What is asked – Return the lines below exactly, from the first line to the line that contains "import * as". Leave out pictures.

------------------------

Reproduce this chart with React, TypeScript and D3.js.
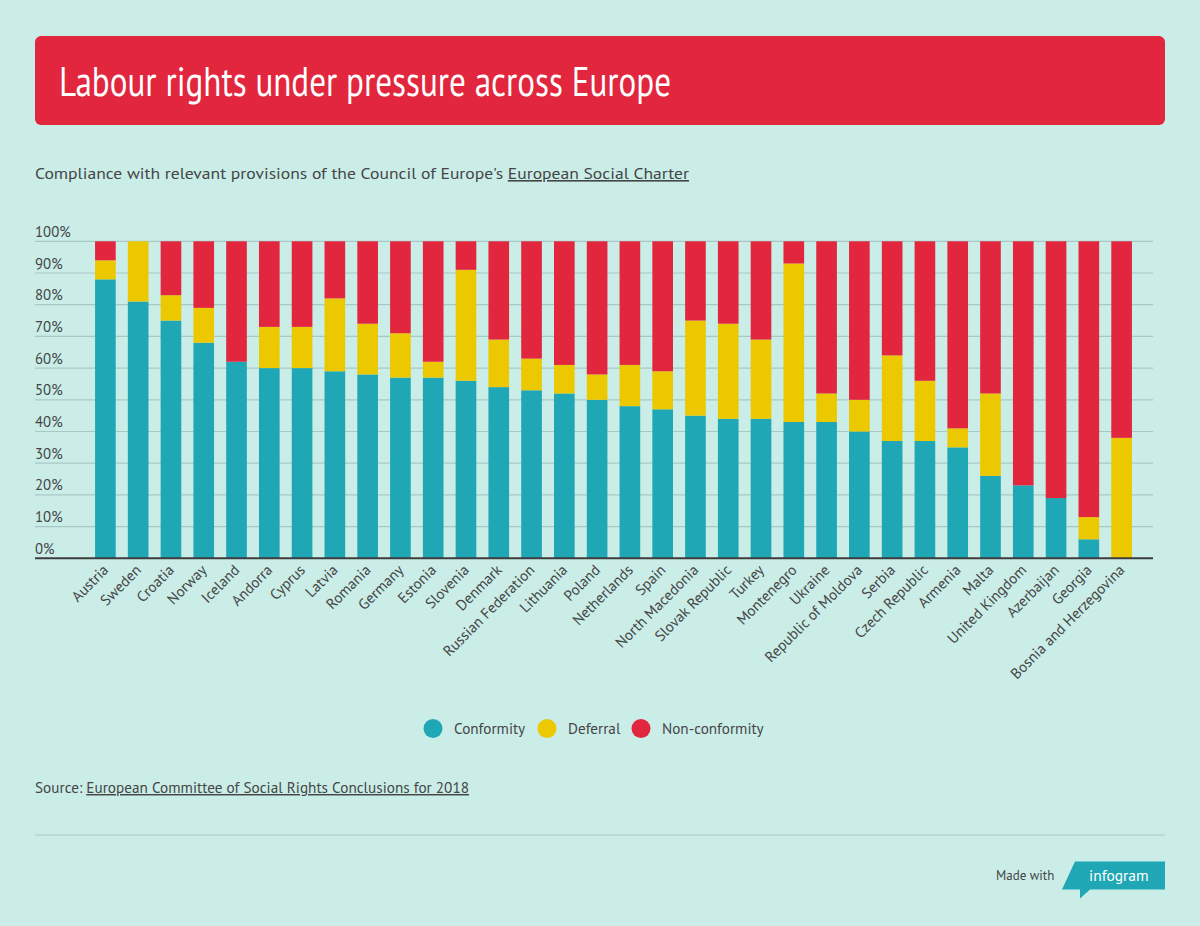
import React from "react";
import * as d3 from "d3";

const countries = [
  "Austria", "Sweden", "Croatia", "Norway", "Iceland", "Andorra", "Cyprus", "Latvia",
  "Romania", "Germany", "Estonia", "Slovenia", "Denmark", "Russian Federation", "Lithuania",
  "Poland", "Netherlands", "Spain", "North Macedonia", "Slovak Republic", "Turkey",
  "Montenegro", "Ukraine", "Republic of Moldova", "Serbia", "Czech Republic", "Armenia",
  "Malta", "United Kingdom", "Azerbaijan", "Georgia", "Bosnia and Herzegovina",
];
const conformity = [88, 81, 75, 68, 62, 60, 60, 59, 58, 57, 57, 56, 54, 53, 52, 50, 48, 47, 45, 44, 44, 43, 43, 40, 37, 37, 35, 26, 23, 19, 6, 0];
const deferral = [6, 19, 8, 11, 0, 13, 13, 23, 16, 14, 5, 35, 15, 10, 9, 8, 13, 12, 30, 30, 25, 50, 9, 10, 27, 19, 6, 26, 0, 0, 7, 38];
const nonConformity = [6, 0, 17, 21, 38, 27, 27, 18, 26, 29, 38, 9, 31, 37, 39, 42, 39, 41, 25, 26, 31, 7, 48, 50, 36, 44, 59, 48, 77, 81, 87, 62];
const seriesNames = ["Conformity", "Deferral", "Non-conformity"];
const seriesKeys = ["conformity", "deferral", "nonConformity"];
const yTicks = [0, 10, 20, 30, 40, 50, 60, 70, 80, 90, 100];

const COLORS = ["#1fa7b5", "#ebc800", "#e1263e"];
const BG = "#caede8";
const TEXT = "#454545";
const FONT = "'PT Sans', Lato, 'Noto Sans', sans-serif";

export default function App() {
  const rows = countries.map((c, i) => ({
    country: c,
    conformity: conformity[i],
    deferral: deferral[i],
    nonConformity: nonConformity[i],
  }));
  const stacked = d3.stack<any>().keys(seriesKeys)(rows);

  const x = d3.scaleBand<string>().domain(countries).range([89, 1138]).paddingInner(0.37).paddingOuter(0.185);
  const y = d3.scaleLinear().domain([0, 100]).range([558.3, 241.3]);

  const legendCircleX = [433, 547, 641];

  return (
    <div style={{ position: "absolute", left: 0, top: 0 }}>
      <svg width={1200} height={926} style={{ display: "block", fontFamily: FONT }}>
        <rect x={0} y={0} width={1200} height={926} fill={BG} />
        {/* title */}
        <rect x={35} y={36} width={1130} height={89} rx={6} fill="#e1263e" />
        <text x={59} y={96} fontSize={41} fill="#fff" textLength={612} lengthAdjust="spacingAndGlyphs">
          Labour rights under pressure across Europe
        </text>
        {/* subtitle */}
        <text x={35} y={179} fontSize={16} fill={TEXT} textLength={654} lengthAdjust="spacingAndGlyphs">
          Compliance with relevant provisions of the Council of Europe's{" "}
          <tspan style={{ textDecoration: "underline" }}>European Social Charter</tspan>
        </text>

        {/* grid */}
        {yTicks.map((t) => (
          <g key={t}>
            {t > 0 && (
              <line x1={35} x2={1153} y1={y(t)} y2={y(t)} stroke="#a8c8c4" strokeWidth={1.2} />
            )}
            <text x={35} y={y(t) - 4.5} fontSize={14.8} fill={TEXT}>
              {t}%
            </text>
          </g>
        ))}

        {/* bars */}
        {stacked.map((s, si) => (
          <g key={s.key} fill={COLORS[si]}>
            {s.map((d, i) => {
              const h = y(d[0]) - y(d[1]);
              if (h <= 0) return null;
              return (
                <rect
                  key={i}
                  x={x(countries[i])}
                  y={y(d[1])}
                  width={x.bandwidth()}
                  height={h}
                />
              );
            })}
          </g>
        ))}

        {/* baseline */}
        <line x1={35} x2={1153} y1={y(0)} y2={y(0)} stroke="#3d3d3d" strokeWidth={2} />

        {/* x labels */}
        {countries.map((c) => {
          const cx = (x(c) as number) + x.bandwidth() / 2;
          return (
            <text
              key={c}
              transform={`translate(${cx + 4},${571}) rotate(-45)`}
              textAnchor="end"
              fontSize={15}
              fill={TEXT}
            >
              {c}
            </text>
          );
        })}

        {/* legend */}
        {seriesNames.map((n, i) => (
          <g key={n}>
            <circle cx={legendCircleX[i]} cy={728.5} r={9.5} fill={COLORS[i]} />
            <text x={legendCircleX[i] + 21} y={733.5} fontSize={15.2} fill={TEXT}>
              {n}
            </text>
          </g>
        ))}

        {/* source */}
        <text x={35} y={793} fontSize={14.5} fill={TEXT} textLength={434} lengthAdjust="spacingAndGlyphs">
          Source:{" "}
          <tspan style={{ textDecoration: "underline" }}>European Committee of Social Rights Conclusions for 2018</tspan>
        </text>

        <line x1={35} x2={1165} y1={835} y2={835} stroke="#a8c8c4" strokeWidth={1.2} />

        {/* made with infogram */}
        <text x={996} y={880} fontSize={13} fill={TEXT}>
          Made with
        </text>
        <path d="M1075,861.5 L1165,861.5 L1165,889.5 L1090,889.5 L1080,898.5 L1080,889.5 L1062,889.5 Z" fill="#1fa7b5" />
        <text x={1089} y={881} fontSize={15.5} fill="#fff">
          infogram
        </text>
      </svg>
    </div>
  );
}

------------------------

Task answer –
Reproduce this chart with React, TypeScript and D3.js.
import React from "react";
import * as d3 from "d3";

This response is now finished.